SHORT EXERCISE:
Give the number of lines containing "chart" in this listing, with no other words.

SUPPLIED MATERIAL:
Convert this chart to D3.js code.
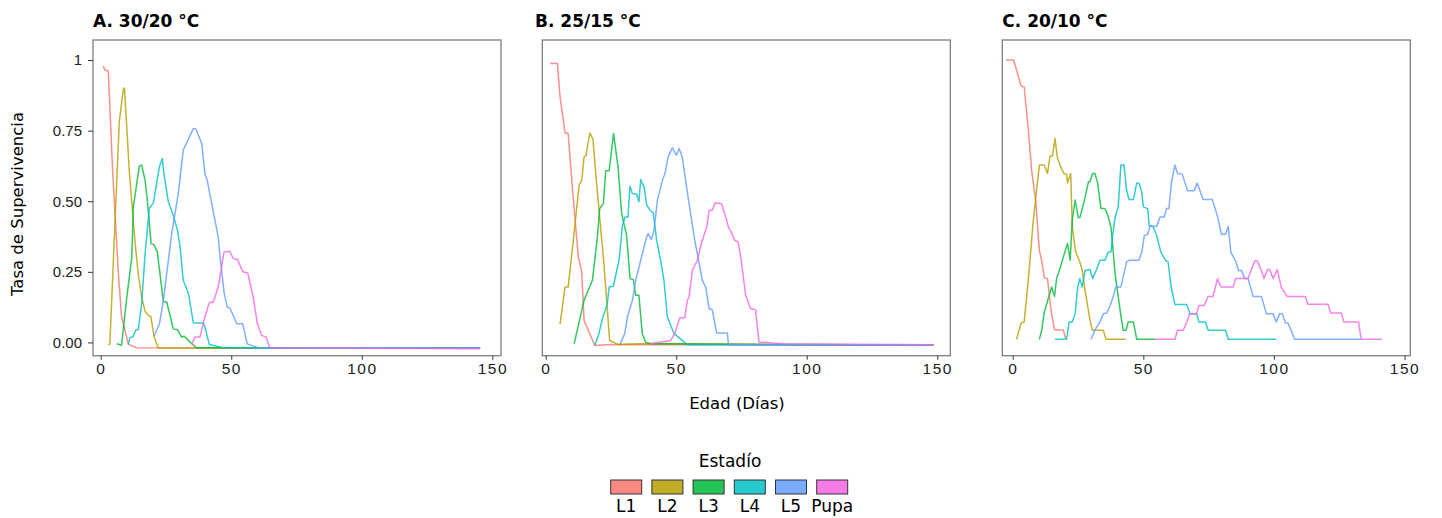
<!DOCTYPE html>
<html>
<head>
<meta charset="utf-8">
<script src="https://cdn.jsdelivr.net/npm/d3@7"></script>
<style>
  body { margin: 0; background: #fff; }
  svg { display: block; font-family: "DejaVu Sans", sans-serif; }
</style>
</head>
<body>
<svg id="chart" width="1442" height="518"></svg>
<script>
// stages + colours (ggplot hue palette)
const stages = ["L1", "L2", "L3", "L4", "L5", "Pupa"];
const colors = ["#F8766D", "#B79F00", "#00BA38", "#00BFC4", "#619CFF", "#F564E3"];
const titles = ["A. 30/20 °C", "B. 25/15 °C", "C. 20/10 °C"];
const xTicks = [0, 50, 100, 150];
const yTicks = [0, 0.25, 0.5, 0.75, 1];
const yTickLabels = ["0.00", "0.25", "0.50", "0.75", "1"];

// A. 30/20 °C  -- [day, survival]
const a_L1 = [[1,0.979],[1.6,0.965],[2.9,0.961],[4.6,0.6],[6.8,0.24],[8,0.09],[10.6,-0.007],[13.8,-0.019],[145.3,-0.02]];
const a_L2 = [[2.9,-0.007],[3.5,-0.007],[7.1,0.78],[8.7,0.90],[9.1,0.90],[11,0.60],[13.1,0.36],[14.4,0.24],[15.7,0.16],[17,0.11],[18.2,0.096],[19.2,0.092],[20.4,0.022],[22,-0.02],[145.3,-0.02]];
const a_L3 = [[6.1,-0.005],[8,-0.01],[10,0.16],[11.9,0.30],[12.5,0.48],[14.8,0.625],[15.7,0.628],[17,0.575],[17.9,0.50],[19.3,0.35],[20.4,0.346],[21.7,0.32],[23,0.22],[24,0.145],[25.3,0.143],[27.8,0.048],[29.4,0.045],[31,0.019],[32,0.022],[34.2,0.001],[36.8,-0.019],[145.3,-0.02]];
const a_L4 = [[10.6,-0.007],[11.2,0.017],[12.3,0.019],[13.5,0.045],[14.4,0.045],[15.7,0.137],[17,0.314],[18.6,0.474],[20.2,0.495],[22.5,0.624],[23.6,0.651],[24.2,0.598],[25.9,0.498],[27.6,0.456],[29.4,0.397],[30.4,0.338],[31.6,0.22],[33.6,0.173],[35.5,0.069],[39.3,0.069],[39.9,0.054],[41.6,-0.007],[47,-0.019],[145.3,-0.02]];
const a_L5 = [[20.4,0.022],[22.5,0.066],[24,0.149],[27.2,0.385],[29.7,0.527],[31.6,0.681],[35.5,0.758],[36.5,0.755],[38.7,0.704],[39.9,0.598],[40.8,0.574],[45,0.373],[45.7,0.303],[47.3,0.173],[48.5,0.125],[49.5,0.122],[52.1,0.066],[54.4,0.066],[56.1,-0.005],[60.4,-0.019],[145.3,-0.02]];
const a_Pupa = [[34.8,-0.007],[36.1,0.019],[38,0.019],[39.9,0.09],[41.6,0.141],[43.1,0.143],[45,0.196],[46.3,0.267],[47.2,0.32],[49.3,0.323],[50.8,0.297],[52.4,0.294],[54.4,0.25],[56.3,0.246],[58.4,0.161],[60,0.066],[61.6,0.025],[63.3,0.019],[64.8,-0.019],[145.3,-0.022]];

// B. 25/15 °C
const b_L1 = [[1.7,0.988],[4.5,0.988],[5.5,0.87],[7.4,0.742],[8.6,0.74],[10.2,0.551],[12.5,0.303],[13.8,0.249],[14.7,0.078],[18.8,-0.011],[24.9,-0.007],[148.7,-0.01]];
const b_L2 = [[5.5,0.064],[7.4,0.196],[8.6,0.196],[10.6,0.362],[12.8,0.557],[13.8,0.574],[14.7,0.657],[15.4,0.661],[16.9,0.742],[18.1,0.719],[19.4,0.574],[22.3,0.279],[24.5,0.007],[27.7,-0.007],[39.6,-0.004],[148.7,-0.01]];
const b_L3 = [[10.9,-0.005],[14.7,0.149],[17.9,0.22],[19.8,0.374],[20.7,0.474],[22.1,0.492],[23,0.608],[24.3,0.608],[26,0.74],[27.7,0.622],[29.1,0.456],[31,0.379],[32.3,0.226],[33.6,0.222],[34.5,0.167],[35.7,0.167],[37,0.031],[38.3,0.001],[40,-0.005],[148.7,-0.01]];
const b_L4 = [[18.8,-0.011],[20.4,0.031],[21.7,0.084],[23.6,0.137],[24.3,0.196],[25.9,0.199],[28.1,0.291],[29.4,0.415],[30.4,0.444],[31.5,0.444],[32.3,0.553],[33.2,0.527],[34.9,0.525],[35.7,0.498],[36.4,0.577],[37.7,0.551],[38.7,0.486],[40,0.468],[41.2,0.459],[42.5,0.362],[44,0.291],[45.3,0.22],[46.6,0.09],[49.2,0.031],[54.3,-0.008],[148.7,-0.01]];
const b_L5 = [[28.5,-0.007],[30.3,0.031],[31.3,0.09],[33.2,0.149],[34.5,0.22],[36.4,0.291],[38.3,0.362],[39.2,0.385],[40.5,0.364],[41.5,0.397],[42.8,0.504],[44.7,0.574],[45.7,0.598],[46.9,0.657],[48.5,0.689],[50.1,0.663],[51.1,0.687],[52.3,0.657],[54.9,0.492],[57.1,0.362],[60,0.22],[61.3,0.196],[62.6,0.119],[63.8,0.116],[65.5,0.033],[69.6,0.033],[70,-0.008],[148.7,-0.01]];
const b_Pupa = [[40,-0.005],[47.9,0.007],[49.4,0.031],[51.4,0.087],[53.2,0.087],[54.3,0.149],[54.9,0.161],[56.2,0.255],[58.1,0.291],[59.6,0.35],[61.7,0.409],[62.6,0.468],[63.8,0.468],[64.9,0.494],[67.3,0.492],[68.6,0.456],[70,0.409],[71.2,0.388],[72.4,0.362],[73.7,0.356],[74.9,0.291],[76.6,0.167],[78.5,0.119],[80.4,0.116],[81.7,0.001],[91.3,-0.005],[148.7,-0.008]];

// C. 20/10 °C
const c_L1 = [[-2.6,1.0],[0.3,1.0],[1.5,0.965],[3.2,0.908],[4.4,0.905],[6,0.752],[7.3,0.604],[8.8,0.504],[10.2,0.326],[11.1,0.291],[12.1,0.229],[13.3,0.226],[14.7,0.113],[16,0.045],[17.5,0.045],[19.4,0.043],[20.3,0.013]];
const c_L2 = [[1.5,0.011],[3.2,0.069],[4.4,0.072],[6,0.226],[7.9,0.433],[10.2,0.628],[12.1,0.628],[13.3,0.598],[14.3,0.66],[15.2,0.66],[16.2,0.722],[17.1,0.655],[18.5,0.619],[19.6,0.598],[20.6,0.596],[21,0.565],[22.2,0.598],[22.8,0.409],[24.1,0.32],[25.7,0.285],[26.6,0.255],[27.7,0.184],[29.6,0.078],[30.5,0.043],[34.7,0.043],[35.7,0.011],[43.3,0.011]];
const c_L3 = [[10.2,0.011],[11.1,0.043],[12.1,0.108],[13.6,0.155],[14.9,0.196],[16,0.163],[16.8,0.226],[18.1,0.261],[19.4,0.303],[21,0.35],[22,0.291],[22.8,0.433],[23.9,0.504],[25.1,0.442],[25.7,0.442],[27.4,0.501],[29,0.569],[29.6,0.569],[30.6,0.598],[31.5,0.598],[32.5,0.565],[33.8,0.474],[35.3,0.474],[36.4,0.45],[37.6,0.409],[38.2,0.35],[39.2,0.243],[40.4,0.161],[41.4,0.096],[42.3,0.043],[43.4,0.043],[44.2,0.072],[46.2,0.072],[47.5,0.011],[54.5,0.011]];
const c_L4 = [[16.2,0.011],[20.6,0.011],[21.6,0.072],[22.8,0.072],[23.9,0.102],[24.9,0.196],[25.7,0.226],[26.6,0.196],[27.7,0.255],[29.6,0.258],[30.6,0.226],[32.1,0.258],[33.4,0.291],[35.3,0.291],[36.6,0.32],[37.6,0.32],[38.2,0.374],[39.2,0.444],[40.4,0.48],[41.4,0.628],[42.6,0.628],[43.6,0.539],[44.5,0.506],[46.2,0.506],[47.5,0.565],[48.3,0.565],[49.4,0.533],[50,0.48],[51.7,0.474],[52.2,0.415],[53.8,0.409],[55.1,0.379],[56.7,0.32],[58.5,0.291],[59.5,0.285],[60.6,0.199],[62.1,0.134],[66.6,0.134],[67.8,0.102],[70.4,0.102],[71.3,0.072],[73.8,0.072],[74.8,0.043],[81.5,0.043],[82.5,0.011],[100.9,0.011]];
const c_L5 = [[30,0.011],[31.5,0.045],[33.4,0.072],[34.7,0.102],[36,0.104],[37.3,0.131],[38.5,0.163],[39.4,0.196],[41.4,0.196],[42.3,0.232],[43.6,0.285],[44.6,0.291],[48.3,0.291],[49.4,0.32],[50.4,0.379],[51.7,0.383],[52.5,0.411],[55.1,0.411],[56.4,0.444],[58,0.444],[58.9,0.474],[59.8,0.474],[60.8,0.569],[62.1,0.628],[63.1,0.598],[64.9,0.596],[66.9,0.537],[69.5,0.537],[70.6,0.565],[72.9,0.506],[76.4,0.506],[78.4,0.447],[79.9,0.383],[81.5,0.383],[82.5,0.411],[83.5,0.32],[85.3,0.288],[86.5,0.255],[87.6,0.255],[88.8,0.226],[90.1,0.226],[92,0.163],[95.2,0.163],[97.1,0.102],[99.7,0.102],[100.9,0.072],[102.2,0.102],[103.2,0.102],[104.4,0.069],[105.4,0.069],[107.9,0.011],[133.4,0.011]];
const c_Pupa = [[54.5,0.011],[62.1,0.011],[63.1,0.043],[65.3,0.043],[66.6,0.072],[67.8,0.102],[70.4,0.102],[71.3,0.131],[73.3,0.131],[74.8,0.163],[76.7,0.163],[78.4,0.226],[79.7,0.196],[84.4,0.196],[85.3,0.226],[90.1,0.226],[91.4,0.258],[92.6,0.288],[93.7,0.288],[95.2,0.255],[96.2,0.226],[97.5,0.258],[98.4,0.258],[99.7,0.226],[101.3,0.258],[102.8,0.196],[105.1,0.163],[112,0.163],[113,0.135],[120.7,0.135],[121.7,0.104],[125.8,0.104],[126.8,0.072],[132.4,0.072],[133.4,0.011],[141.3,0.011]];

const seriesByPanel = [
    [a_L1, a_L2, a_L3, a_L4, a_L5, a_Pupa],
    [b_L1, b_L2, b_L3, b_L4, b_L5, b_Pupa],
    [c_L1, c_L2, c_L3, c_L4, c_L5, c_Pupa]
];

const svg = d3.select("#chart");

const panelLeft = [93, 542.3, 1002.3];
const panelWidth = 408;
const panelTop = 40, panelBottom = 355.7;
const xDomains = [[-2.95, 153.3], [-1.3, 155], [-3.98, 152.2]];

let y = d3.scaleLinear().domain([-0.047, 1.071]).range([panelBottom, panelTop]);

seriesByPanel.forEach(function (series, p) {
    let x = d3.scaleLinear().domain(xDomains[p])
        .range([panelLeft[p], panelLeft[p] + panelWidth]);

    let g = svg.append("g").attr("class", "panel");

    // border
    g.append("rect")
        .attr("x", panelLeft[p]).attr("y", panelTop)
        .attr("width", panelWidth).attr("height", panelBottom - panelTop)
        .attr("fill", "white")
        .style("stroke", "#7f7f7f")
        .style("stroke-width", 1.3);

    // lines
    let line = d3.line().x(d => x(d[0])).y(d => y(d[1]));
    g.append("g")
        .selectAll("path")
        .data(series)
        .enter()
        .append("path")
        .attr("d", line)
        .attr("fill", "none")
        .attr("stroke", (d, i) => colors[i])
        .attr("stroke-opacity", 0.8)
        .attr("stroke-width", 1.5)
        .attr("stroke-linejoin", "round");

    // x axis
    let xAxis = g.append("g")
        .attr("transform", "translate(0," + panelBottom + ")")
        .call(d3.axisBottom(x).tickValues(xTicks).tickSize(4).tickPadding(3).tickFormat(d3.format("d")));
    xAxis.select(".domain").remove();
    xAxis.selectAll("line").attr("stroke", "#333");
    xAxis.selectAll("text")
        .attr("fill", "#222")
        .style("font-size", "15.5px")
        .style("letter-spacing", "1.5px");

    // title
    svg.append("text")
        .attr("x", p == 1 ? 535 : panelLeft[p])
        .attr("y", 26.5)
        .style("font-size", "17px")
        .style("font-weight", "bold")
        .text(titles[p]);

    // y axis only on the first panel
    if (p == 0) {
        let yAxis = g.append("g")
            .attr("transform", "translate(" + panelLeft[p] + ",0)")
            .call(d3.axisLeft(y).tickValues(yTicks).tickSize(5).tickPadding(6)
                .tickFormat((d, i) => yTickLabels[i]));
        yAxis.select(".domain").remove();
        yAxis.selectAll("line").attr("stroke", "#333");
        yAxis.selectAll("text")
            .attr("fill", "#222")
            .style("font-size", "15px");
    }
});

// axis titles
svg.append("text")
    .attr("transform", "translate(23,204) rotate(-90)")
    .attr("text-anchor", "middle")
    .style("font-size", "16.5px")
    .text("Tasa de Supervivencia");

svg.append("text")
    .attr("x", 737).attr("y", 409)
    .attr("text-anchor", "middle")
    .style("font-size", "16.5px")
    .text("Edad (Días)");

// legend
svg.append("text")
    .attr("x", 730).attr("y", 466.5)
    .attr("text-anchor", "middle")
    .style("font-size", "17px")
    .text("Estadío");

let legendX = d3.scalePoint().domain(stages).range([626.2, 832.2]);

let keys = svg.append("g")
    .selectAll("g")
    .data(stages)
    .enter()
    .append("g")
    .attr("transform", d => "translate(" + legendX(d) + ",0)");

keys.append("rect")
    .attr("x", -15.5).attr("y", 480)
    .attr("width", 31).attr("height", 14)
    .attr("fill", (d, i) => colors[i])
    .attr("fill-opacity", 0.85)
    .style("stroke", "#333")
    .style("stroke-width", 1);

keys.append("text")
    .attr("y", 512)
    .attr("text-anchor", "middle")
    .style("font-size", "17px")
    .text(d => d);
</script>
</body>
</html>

RESPONSE:
3